─── Data extract

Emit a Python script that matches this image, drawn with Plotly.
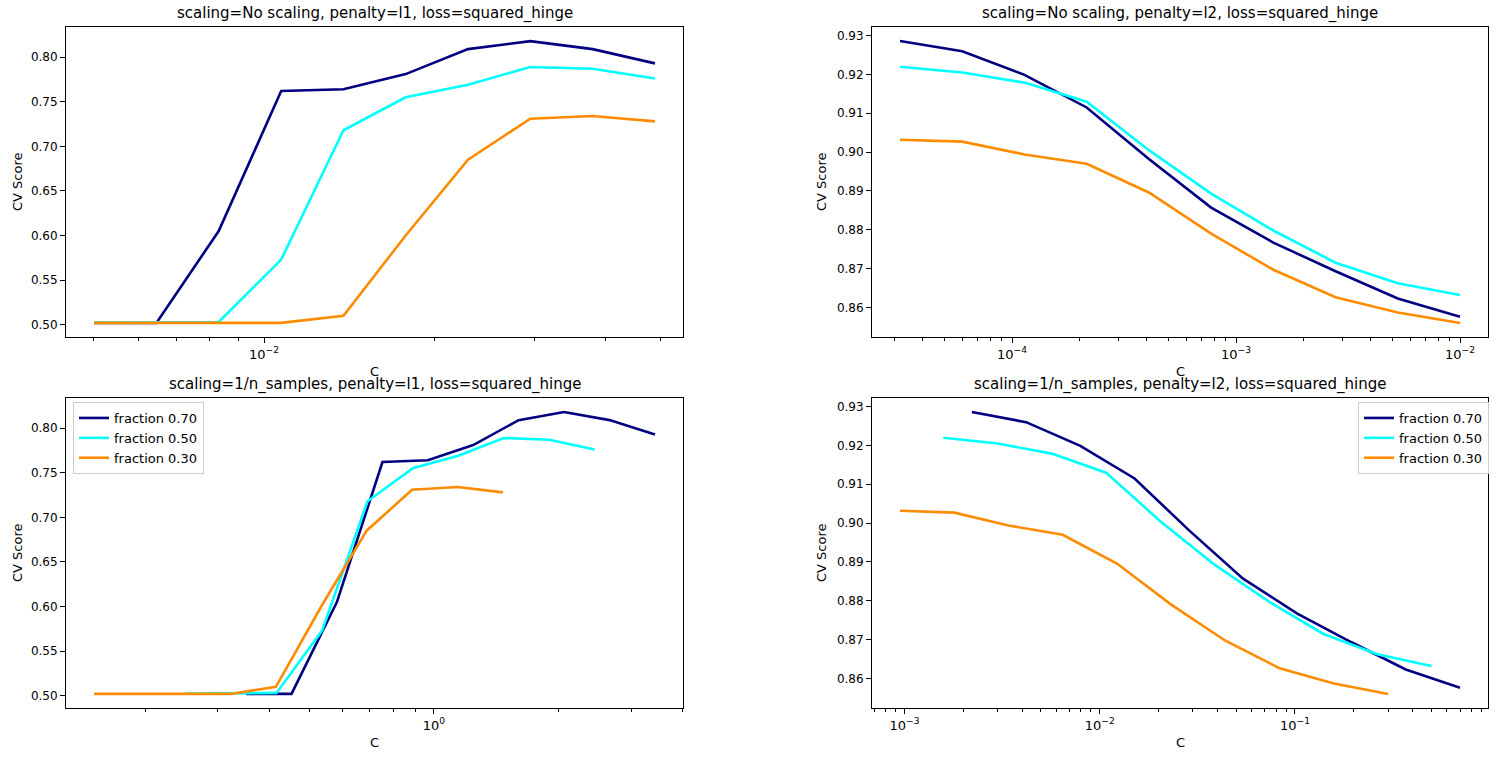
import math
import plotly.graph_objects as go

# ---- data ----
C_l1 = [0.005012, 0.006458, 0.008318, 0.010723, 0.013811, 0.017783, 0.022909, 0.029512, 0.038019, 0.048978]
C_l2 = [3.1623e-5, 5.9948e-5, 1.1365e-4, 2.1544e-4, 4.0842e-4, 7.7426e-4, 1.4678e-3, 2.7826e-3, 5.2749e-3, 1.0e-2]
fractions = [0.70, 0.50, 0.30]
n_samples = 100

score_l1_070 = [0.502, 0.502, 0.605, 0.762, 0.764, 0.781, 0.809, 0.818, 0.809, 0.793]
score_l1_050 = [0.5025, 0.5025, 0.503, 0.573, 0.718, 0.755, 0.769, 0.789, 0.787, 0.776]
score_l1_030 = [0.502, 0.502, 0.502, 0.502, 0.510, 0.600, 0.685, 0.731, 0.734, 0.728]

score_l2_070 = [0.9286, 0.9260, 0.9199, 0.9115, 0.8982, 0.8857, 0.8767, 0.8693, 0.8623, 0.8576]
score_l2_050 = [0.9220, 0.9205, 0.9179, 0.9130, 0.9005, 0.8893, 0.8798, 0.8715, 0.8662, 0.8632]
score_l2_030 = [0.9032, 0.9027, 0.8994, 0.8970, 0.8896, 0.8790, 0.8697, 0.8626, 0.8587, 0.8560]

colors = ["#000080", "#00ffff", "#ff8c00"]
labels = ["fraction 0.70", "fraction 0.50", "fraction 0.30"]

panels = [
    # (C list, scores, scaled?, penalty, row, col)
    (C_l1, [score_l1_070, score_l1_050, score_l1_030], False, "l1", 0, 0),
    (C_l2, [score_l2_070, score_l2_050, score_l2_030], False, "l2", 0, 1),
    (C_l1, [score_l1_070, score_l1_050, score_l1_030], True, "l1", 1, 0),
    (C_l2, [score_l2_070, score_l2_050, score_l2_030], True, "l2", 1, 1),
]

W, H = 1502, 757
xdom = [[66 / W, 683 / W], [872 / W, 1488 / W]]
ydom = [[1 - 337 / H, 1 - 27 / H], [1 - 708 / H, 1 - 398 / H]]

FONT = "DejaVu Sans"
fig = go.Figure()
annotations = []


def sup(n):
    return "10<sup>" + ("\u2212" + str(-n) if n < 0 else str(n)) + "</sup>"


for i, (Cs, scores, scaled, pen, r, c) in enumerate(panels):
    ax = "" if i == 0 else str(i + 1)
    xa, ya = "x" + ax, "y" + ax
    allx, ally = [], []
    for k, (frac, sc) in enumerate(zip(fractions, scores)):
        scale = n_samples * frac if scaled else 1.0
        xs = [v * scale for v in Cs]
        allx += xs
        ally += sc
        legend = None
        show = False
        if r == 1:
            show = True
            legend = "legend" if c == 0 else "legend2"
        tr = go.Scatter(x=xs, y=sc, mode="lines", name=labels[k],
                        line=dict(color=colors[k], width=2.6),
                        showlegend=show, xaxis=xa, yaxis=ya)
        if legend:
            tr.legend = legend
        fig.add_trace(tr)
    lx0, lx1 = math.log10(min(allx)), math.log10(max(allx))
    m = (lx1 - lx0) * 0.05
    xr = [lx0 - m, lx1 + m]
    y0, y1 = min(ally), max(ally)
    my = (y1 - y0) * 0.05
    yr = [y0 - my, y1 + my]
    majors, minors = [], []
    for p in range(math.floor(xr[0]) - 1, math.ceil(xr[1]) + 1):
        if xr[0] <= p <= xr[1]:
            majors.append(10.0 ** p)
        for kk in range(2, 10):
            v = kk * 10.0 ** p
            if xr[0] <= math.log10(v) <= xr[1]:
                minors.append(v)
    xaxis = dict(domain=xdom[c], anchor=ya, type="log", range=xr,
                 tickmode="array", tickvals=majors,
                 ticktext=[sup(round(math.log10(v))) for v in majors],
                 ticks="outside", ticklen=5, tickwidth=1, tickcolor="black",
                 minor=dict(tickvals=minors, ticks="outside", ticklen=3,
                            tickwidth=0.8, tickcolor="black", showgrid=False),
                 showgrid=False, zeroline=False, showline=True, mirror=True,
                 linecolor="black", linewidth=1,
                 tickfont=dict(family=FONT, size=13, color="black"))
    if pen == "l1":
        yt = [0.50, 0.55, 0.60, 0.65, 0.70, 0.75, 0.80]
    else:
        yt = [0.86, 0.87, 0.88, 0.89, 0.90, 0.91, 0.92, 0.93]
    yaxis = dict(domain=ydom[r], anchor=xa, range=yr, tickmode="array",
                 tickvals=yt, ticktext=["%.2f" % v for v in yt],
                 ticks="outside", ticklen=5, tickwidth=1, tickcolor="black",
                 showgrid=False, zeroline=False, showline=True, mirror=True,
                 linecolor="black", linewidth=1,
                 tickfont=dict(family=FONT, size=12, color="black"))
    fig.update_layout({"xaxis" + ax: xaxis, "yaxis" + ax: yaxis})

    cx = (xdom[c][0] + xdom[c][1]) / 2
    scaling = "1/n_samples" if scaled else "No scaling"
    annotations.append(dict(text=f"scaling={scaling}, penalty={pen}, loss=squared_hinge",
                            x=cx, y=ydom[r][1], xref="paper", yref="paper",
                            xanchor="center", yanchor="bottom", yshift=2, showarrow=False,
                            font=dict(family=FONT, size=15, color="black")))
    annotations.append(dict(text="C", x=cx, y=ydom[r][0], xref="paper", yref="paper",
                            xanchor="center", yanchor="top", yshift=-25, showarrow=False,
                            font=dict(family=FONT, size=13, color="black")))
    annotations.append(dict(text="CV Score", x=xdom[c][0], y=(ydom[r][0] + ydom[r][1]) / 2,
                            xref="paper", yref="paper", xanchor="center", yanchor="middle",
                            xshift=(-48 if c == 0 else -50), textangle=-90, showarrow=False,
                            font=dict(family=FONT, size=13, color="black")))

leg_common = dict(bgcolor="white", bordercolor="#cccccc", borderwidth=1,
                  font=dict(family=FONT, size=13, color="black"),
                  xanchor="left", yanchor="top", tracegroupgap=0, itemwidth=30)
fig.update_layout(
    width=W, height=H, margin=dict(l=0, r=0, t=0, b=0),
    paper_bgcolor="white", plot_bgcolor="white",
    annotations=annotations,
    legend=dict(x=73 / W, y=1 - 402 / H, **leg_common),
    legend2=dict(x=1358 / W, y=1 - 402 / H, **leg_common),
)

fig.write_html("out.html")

──────

• [Request] Leave out the pictures and repeat exactly the lines from the start of the material through the line that contains "n_samples = 100", both included.

• [Completed task]
Emit a Python script that matches this image, drawn with Plotly.
import math
import plotly.graph_objects as go

# ---- data ----
C_l1 = [0.005012, 0.006458, 0.008318, 0.010723, 0.013811, 0.017783, 0.022909, 0.029512, 0.038019, 0.048978]
C_l2 = [3.1623e-5, 5.9948e-5, 1.1365e-4, 2.1544e-4, 4.0842e-4, 7.7426e-4, 1.4678e-3, 2.7826e-3, 5.2749e-3, 1.0e-2]
fractions = [0.70, 0.50, 0.30]
n_samples = 100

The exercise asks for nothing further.